The Crown e la condanna dell’apartheid

NEL 1985 MARGARET THATCHER, LA LADY DI FERRO, SI SCONTRO' CON LA REGINA ELISABETTA

di Emma Brumana

La quarta stagione della serie The Crown ha debuttato sulla piattaforma Netflix lo scorso 15 novembre e, attraverso la figura di Margaret Thatcher, ha dipinto il quadro politico nazionale e internazionale della nazione di Sua Maestà durante gli anni Ottanta.

Margaret Thatcher, interpretata da Gillian Anderson, è la protagonista assoluta dell’ottavo episodio intitolato 48 a 1. Lo sceneggiatore Peter Morgan tratteggia l’incontro dei membri del Commonwealth nel 1985 alle Bahamas.

All’ordine del giorno la discussione rispetto alle sanzioni economiche, considerate necessarie per combattere il regime di apartheid, e aprire una fase di trattative con la maggioranza nera del Sudafrica. 48 membri sono favorevoli nel perseguire una linea dura, mentre la Thatcher sostiene che pesanti sanzioni danneggerebbero il commercio britannico. Per questo motivo la Lady di Ferro accetta di firmare l’accordo solo quando la parola “sanzioni” viene cambiata con “segnali”, indebolendone l’efficacia.

Questa scelta è la causa di un acceso scontro tra la regina Elisabetta – interpretata da Olivia Colman – e la Thatcher: la sovrana crede che le sanzioni siano necessarie per combattere la segregazione e per mantenere unito il Commonwealth. La stampa britannica evidenzia il sostegno della regina per le azioni contro il regime dell’apartheid, mettendone in discussione l’apoliticità.

La fiction ci porta prepotentemente nella storia dell’ultimo ventennio del secolo scorso. In quel periodo il regime segregazionista sudafricano è uno dei temi più dibattuti e controversi a livello internazionale: la segregazione è chiaramente anacronistica ma funzionale all’economia e al commercio.

Dall’altra sponda dell’Atlantico, infatti, il presidente americano Ronald Reagan intreccia una solida partnership con il governo sudafricano, noncurante delle sanzioni internazionali approvate dalle Nazioni Unite. In ogni caso, la voce di denuncia del movimento anti-apartheid non resta inascoltata: nel 1986 il Congresso approva il Comprehensive anti-apartheid act.
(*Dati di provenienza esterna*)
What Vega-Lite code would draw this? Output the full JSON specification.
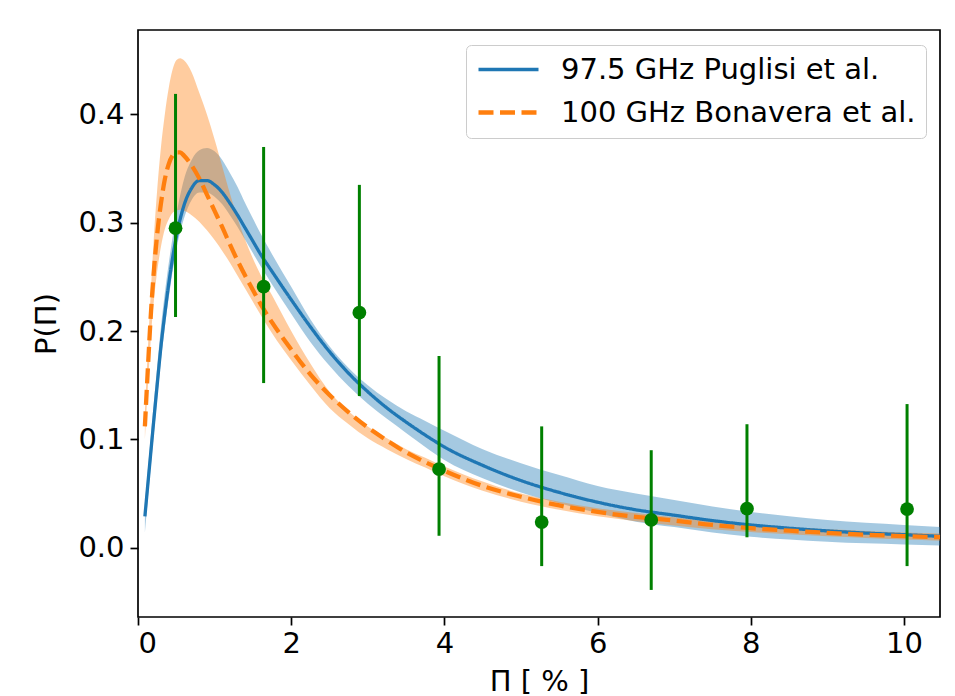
{
  "$schema": "https://vega.github.io/schema/vega-lite/v6.json",
  "width": 802,
  "height": 587,
  "autosize": {"type": "none"},
  "padding": {"left": 138, "top": 30, "right": 15, "bottom": 79},
  "background": "white",
  "config": {
    "font": "DejaVu Sans",
    "view": {"stroke": "black", "strokeWidth": 1.7},
    "axis": {
      "grid": false,
      "domain": false,
      "ticks": true,
      "tickColor": "black",
      "tickWidth": 1.7,
      "tickSize": 8,
      "labelFont": "DejaVu Sans",
      "labelFontSize": 29,
      "labelColor": "black",
      "titleFont": "DejaVu Sans",
      "titleFontSize": 29,
      "titleFontWeight": "normal",
      "titleColor": "black"
    },
    "legend": {
      "orient": "none",
      "legendX": 328,
      "legendY": 15,
      "padding": 10,
      "strokeColor": "#cccccc",
      "cornerRadius": 5,
      "fillColor": "white",
      "labelFont": "DejaVu Sans",
      "labelFontSize": 29,
      "labelColor": "black",
      "labelLimit": 0,
      "symbolType": "stroke",
      "symbolSize": 3600,
      "symbolStrokeWidth": 4,
      "clipHeight": 29,
      "rowPadding": 13,
      "labelOffset": 20,
      "title": null
    }
  },
  "datasets": {
    "curves": [
      {"model": "97.5 GHz Puglisi et al.", "x": 0.09, "y": 0.029, "lo": 0.014, "hi": 0.041},
      {"model": "97.5 GHz Puglisi et al.", "x": 0.15, "y": 0.075, "lo": 0.062, "hi": 0.089},
      {"model": "97.5 GHz Puglisi et al.", "x": 0.2, "y": 0.113, "lo": 0.100, "hi": 0.129},
      {"model": "97.5 GHz Puglisi et al.", "x": 0.25, "y": 0.150, "lo": 0.137, "hi": 0.167},
      {"model": "97.5 GHz Puglisi et al.", "x": 0.3, "y": 0.186, "lo": 0.173, "hi": 0.204},
      {"model": "97.5 GHz Puglisi et al.", "x": 0.35, "y": 0.216, "lo": 0.203, "hi": 0.235},
      {"model": "97.5 GHz Puglisi et al.", "x": 0.4, "y": 0.243, "lo": 0.230, "hi": 0.262},
      {"model": "97.5 GHz Puglisi et al.", "x": 0.5, "y": 0.287, "lo": 0.275, "hi": 0.307},
      {"model": "97.5 GHz Puglisi et al.", "x": 0.6, "y": 0.316, "lo": 0.304, "hi": 0.340},
      {"model": "97.5 GHz Puglisi et al.", "x": 0.7, "y": 0.332, "lo": 0.321, "hi": 0.358},
      {"model": "97.5 GHz Puglisi et al.", "x": 0.8, "y": 0.339, "lo": 0.328, "hi": 0.367},
      {"model": "97.5 GHz Puglisi et al.", "x": 0.9, "y": 0.339, "lo": 0.328, "hi": 0.369},
      {"model": "97.5 GHz Puglisi et al.", "x": 1.0, "y": 0.335, "lo": 0.324, "hi": 0.366},
      {"model": "97.5 GHz Puglisi et al.", "x": 1.1, "y": 0.328, "lo": 0.317, "hi": 0.358},
      {"model": "97.5 GHz Puglisi et al.", "x": 1.2, "y": 0.318, "lo": 0.307, "hi": 0.346},
      {"model": "97.5 GHz Puglisi et al.", "x": 1.3, "y": 0.307, "lo": 0.296, "hi": 0.333},
      {"model": "97.5 GHz Puglisi et al.", "x": 1.4, "y": 0.295, "lo": 0.284, "hi": 0.318},
      {"model": "97.5 GHz Puglisi et al.", "x": 1.5, "y": 0.283, "lo": 0.272, "hi": 0.304},
      {"model": "97.5 GHz Puglisi et al.", "x": 1.6, "y": 0.271, "lo": 0.260, "hi": 0.290},
      {"model": "97.5 GHz Puglisi et al.", "x": 1.75, "y": 0.255, "lo": 0.243, "hi": 0.271},
      {"model": "97.5 GHz Puglisi et al.", "x": 2.0, "y": 0.229, "lo": 0.216, "hi": 0.241},
      {"model": "97.5 GHz Puglisi et al.", "x": 2.25, "y": 0.204, "lo": 0.190, "hi": 0.211},
      {"model": "97.5 GHz Puglisi et al.", "x": 2.5, "y": 0.181, "lo": 0.168, "hi": 0.186},
      {"model": "97.5 GHz Puglisi et al.", "x": 2.75, "y": 0.161, "lo": 0.149, "hi": 0.166},
      {"model": "97.5 GHz Puglisi et al.", "x": 3.0, "y": 0.144, "lo": 0.133, "hi": 0.150},
      {"model": "97.5 GHz Puglisi et al.", "x": 3.25, "y": 0.129, "lo": 0.119, "hi": 0.137},
      {"model": "97.5 GHz Puglisi et al.", "x": 3.5, "y": 0.116, "lo": 0.106, "hi": 0.126},
      {"model": "97.5 GHz Puglisi et al.", "x": 3.75, "y": 0.104, "lo": 0.093, "hi": 0.117},
      {"model": "97.5 GHz Puglisi et al.", "x": 4.0, "y": 0.093, "lo": 0.081, "hi": 0.108},
      {"model": "97.5 GHz Puglisi et al.", "x": 4.5, "y": 0.076, "lo": 0.064, "hi": 0.091},
      {"model": "97.5 GHz Puglisi et al.", "x": 5.0, "y": 0.062, "lo": 0.051, "hi": 0.078},
      {"model": "97.5 GHz Puglisi et al.", "x": 5.5, "y": 0.051, "lo": 0.041, "hi": 0.067},
      {"model": "97.5 GHz Puglisi et al.", "x": 6.0, "y": 0.042, "lo": 0.032, "hi": 0.057},
      {"model": "97.5 GHz Puglisi et al.", "x": 6.5, "y": 0.035, "lo": 0.024, "hi": 0.050},
      {"model": "97.5 GHz Puglisi et al.", "x": 7.0, "y": 0.030, "lo": 0.019, "hi": 0.044},
      {"model": "97.5 GHz Puglisi et al.", "x": 7.5, "y": 0.025, "lo": 0.014, "hi": 0.038},
      {"model": "97.5 GHz Puglisi et al.", "x": 8.0, "y": 0.021, "lo": 0.010, "hi": 0.033},
      {"model": "97.5 GHz Puglisi et al.", "x": 8.5, "y": 0.018, "lo": 0.0075, "hi": 0.029},
      {"model": "97.5 GHz Puglisi et al.", "x": 9.0, "y": 0.0155, "lo": 0.0055, "hi": 0.0255},
      {"model": "97.5 GHz Puglisi et al.", "x": 9.5, "y": 0.0135, "lo": 0.004, "hi": 0.023},
      {"model": "97.5 GHz Puglisi et al.", "x": 10.0, "y": 0.012, "lo": 0.003, "hi": 0.021},
      {"model": "97.5 GHz Puglisi et al.", "x": 10.47, "y": 0.0105, "lo": 0.002, "hi": 0.019},
      {"model": "100 GHz Bonavera et al.", "x": 0.09, "y": 0.112, "lo": 0.100, "hi": 0.125},
      {"model": "100 GHz Bonavera et al.", "x": 0.13, "y": 0.167, "lo": 0.150, "hi": 0.185},
      {"model": "100 GHz Bonavera et al.", "x": 0.17, "y": 0.218, "lo": 0.196, "hi": 0.240},
      {"model": "100 GHz Bonavera et al.", "x": 0.21, "y": 0.258, "lo": 0.230, "hi": 0.290},
      {"model": "100 GHz Bonavera et al.", "x": 0.25, "y": 0.289, "lo": 0.255, "hi": 0.330},
      {"model": "100 GHz Bonavera et al.", "x": 0.3, "y": 0.318, "lo": 0.278, "hi": 0.370},
      {"model": "100 GHz Bonavera et al.", "x": 0.35, "y": 0.340, "lo": 0.294, "hi": 0.400},
      {"model": "100 GHz Bonavera et al.", "x": 0.4, "y": 0.354, "lo": 0.303, "hi": 0.424},
      {"model": "100 GHz Bonavera et al.", "x": 0.45, "y": 0.362, "lo": 0.309, "hi": 0.441},
      {"model": "100 GHz Bonavera et al.", "x": 0.5, "y": 0.365, "lo": 0.311, "hi": 0.450},
      {"model": "100 GHz Bonavera et al.", "x": 0.55, "y": 0.365, "lo": 0.312, "hi": 0.452},
      {"model": "100 GHz Bonavera et al.", "x": 0.6, "y": 0.362, "lo": 0.311, "hi": 0.450},
      {"model": "100 GHz Bonavera et al.", "x": 0.7, "y": 0.353, "lo": 0.307, "hi": 0.439},
      {"model": "100 GHz Bonavera et al.", "x": 0.8, "y": 0.341, "lo": 0.301, "hi": 0.420},
      {"model": "100 GHz Bonavera et al.", "x": 0.9, "y": 0.326, "lo": 0.293, "hi": 0.400},
      {"model": "100 GHz Bonavera et al.", "x": 1.0, "y": 0.311, "lo": 0.284, "hi": 0.377},
      {"model": "100 GHz Bonavera et al.", "x": 1.1, "y": 0.296, "lo": 0.274, "hi": 0.352},
      {"model": "100 GHz Bonavera et al.", "x": 1.2, "y": 0.280, "lo": 0.263, "hi": 0.327},
      {"model": "100 GHz Bonavera et al.", "x": 1.3, "y": 0.265, "lo": 0.251, "hi": 0.304},
      {"model": "100 GHz Bonavera et al.", "x": 1.4, "y": 0.251, "lo": 0.239, "hi": 0.284},
      {"model": "100 GHz Bonavera et al.", "x": 1.5, "y": 0.238, "lo": 0.227, "hi": 0.267},
      {"model": "100 GHz Bonavera et al.", "x": 1.6, "y": 0.225, "lo": 0.215, "hi": 0.252},
      {"model": "100 GHz Bonavera et al.", "x": 1.75, "y": 0.208, "lo": 0.198, "hi": 0.233},
      {"model": "100 GHz Bonavera et al.", "x": 2.0, "y": 0.183, "lo": 0.173, "hi": 0.200},
      {"model": "100 GHz Bonavera et al.", "x": 2.25, "y": 0.160, "lo": 0.150, "hi": 0.170},
      {"model": "100 GHz Bonavera et al.", "x": 2.5, "y": 0.141, "lo": 0.129, "hi": 0.144},
      {"model": "100 GHz Bonavera et al.", "x": 2.75, "y": 0.125, "lo": 0.114, "hi": 0.126},
      {"model": "100 GHz Bonavera et al.", "x": 3.0, "y": 0.111, "lo": 0.101, "hi": 0.112},
      {"model": "100 GHz Bonavera et al.", "x": 3.25, "y": 0.099, "lo": 0.091, "hi": 0.101},
      {"model": "100 GHz Bonavera et al.", "x": 3.5, "y": 0.088, "lo": 0.082, "hi": 0.091},
      {"model": "100 GHz Bonavera et al.", "x": 3.75, "y": 0.079, "lo": 0.074, "hi": 0.083},
      {"model": "100 GHz Bonavera et al.", "x": 4.0, "y": 0.071, "lo": 0.066, "hi": 0.075},
      {"model": "100 GHz Bonavera et al.", "x": 4.5, "y": 0.057, "lo": 0.0525, "hi": 0.061},
      {"model": "100 GHz Bonavera et al.", "x": 5.0, "y": 0.047, "lo": 0.0425, "hi": 0.050},
      {"model": "100 GHz Bonavera et al.", "x": 5.5, "y": 0.039, "lo": 0.035, "hi": 0.0425},
      {"model": "100 GHz Bonavera et al.", "x": 6.0, "y": 0.033, "lo": 0.029, "hi": 0.0365},
      {"model": "100 GHz Bonavera et al.", "x": 6.5, "y": 0.0285, "lo": 0.0245, "hi": 0.032},
      {"model": "100 GHz Bonavera et al.", "x": 7.0, "y": 0.025, "lo": 0.0205, "hi": 0.028},
      {"model": "100 GHz Bonavera et al.", "x": 7.5, "y": 0.021, "lo": 0.017, "hi": 0.0245},
      {"model": "100 GHz Bonavera et al.", "x": 8.0, "y": 0.018, "lo": 0.0145, "hi": 0.0215},
      {"model": "100 GHz Bonavera et al.", "x": 8.5, "y": 0.0157, "lo": 0.0125, "hi": 0.019},
      {"model": "100 GHz Bonavera et al.", "x": 9.0, "y": 0.0137, "lo": 0.0105, "hi": 0.017},
      {"model": "100 GHz Bonavera et al.", "x": 9.5, "y": 0.012, "lo": 0.009, "hi": 0.0155},
      {"model": "100 GHz Bonavera et al.", "x": 10.0, "y": 0.0107, "lo": 0.0075, "hi": 0.014},
      {"model": "100 GHz Bonavera et al.", "x": 10.47, "y": 0.0097, "lo": 0.0065, "hi": 0.013}
    ],
    "obs": [
      {"x": 0.49, "y": 0.295, "lo": 0.213, "hi": 0.419},
      {"x": 1.64, "y": 0.241, "lo": 0.152, "hi": 0.370},
      {"x": 2.89, "y": 0.217, "lo": 0.140, "hi": 0.335},
      {"x": 3.93, "y": 0.0726, "lo": 0.011, "hi": 0.177},
      {"x": 5.27, "y": 0.0237, "lo": -0.017, "hi": 0.112},
      {"x": 6.70, "y": 0.0256, "lo": -0.039, "hi": 0.090},
      {"x": 7.95, "y": 0.036, "lo": 0.0096, "hi": 0.114},
      {"x": 10.04, "y": 0.0357, "lo": -0.017, "hi": 0.1326}
    ]
  },
  "encoding": {
    "x": {
      "field": "x",
      "type": "quantitative",
      "scale": {"domain": [0, 10.47], "nice": false, "zero": false},
      "axis": {"values": [0, 2, 4, 6, 8, 10], "format": "d", "title": "Π [ % ]", "labelPadding": 4, "titlePadding": 9}
    }
  },
  "layer": [
    {
      "data": {"name": "curves"},
      "transform": [{"filter": "datum.model === '97.5 GHz Puglisi et al.'"}],
      "mark": {"type": "area", "color": "#1f77b4", "opacity": 0.4, "interpolate": "monotone"},
      "encoding": {
        "y": {
          "field": "lo",
          "type": "quantitative",
          "scale": {"domain": [-0.064, 0.478], "nice": false, "zero": false},
          "axis": {"values": [0, 0.1, 0.2, 0.3, 0.4], "format": ".1f", "title": "P(Π)", "labelPadding": 6, "titlePadding": 16}
        },
        "y2": {"field": "hi"}
      }
    },
    {
      "data": {"name": "curves"},
      "transform": [{"filter": "datum.model === '100 GHz Bonavera et al.'"}],
      "mark": {"type": "area", "color": "#ff7f0e", "opacity": 0.4, "interpolate": "monotone"},
      "encoding": {
        "y": {"field": "lo", "type": "quantitative"},
        "y2": {"field": "hi"}
      }
    },
    {
      "data": {"name": "curves"},
      "mark": {"type": "line", "interpolate": "monotone"},
      "encoding": {
        "y": {"field": "y", "type": "quantitative"},
        "color": {
          "field": "model",
          "type": "nominal",
          "scale": {"domain": ["97.5 GHz Puglisi et al.", "100 GHz Bonavera et al."], "range": ["#1f77b4", "#ff7f0e"]},
          "legend": {"title": null}
        },
        "strokeDash": {
          "field": "model",
          "type": "nominal",
          "scale": {"domain": ["97.5 GHz Puglisi et al.", "100 GHz Bonavera et al."], "range": [[1, 0], [15, 6.5]]},
          "legend": {"title": null}
        },
        "strokeWidth": {
          "field": "model",
          "type": "nominal",
          "scale": {"domain": ["97.5 GHz Puglisi et al.", "100 GHz Bonavera et al."], "range": [3.3, 4.3]},
          "legend": {"title": null}
        }
      }
    },
    {
      "data": {"name": "obs"},
      "mark": {"type": "rule", "color": "green", "strokeWidth": 3},
      "encoding": {
        "y": {"field": "lo", "type": "quantitative"},
        "y2": {"field": "hi"}
      }
    },
    {
      "data": {"name": "obs"},
      "mark": {"type": "point", "shape": "circle", "filled": true, "color": "green", "opacity": 1, "size": 190},
      "encoding": {
        "y": {"field": "y", "type": "quantitative"}
      }
    }
  ]
}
È chiaro che i tempi sono maturi e verso lo scadere degli anni Ottanta Gran Bretagna e Stati Uniti intraprendono, in alternativa alle sanzioni, il cosiddetto “constructive engagement” che osteggia il regime di apartheid attraverso il ritiro degli investimenti.

L’isolamento del Sudafrica e del governo dell’oltranzista afrikaner Pieter Botha diventa definitivo con la fine dei due mandati presidenziali di Reagan nel 1989 e le dimissioni della Thatcher nel 1990.

Il cambio generazionale all’interno del National party afrikaner, rappresentato dal nuovo presidente in carica Frederik de Klerk, e la scarcerazione di Nelson Mandela nel 1990, avviano il processo di transizione dal regime segregazionista alla democrazia.

Nel 1994 si assiste alle prime elezioni libere del Sudafrica che vengono vinte dall’African national congress e Nelson Mandela, chiamato dal suo popolo Madiba, diventa il primo presidente nero del Sudafrica.

Tra Madiba ed Elisabetta II nasce un rapporto di rispetto e di amicizia al punto tale che sembra che solo il leader africano sia stato l’unico a chiamare la sovrana per nome.

Lo stesso Nelson Mandela parlerà della mancata efficacia delle sanzioni. In seguito alla sua liberazione gli viene chiesto se un embargo economico da parte dell’intera comunità internazionale avrebbe potuto velocizzare la fine dell’apartheid. Lui risponde: “Oh, senza alcun dubbio”.

L’episodio di The Crown evidenzia la conflittualità tra gli interessi economici dei governi e la moralità delle loro azioni. Questo dualismo è rappresentato nell’acceso dibattito tra Margaret Thatcher ed Elisabetta II. Mentre il primo ministro britannico ritiene che l’economia non possa essere influenzata da questioni sociali, la sovrana considera di primaria importanza la condanna di un sistema iniquo e ingiusto che fa del colore della pelle la possibilità di vivere una vita degna e tutelata dalle istituzioni.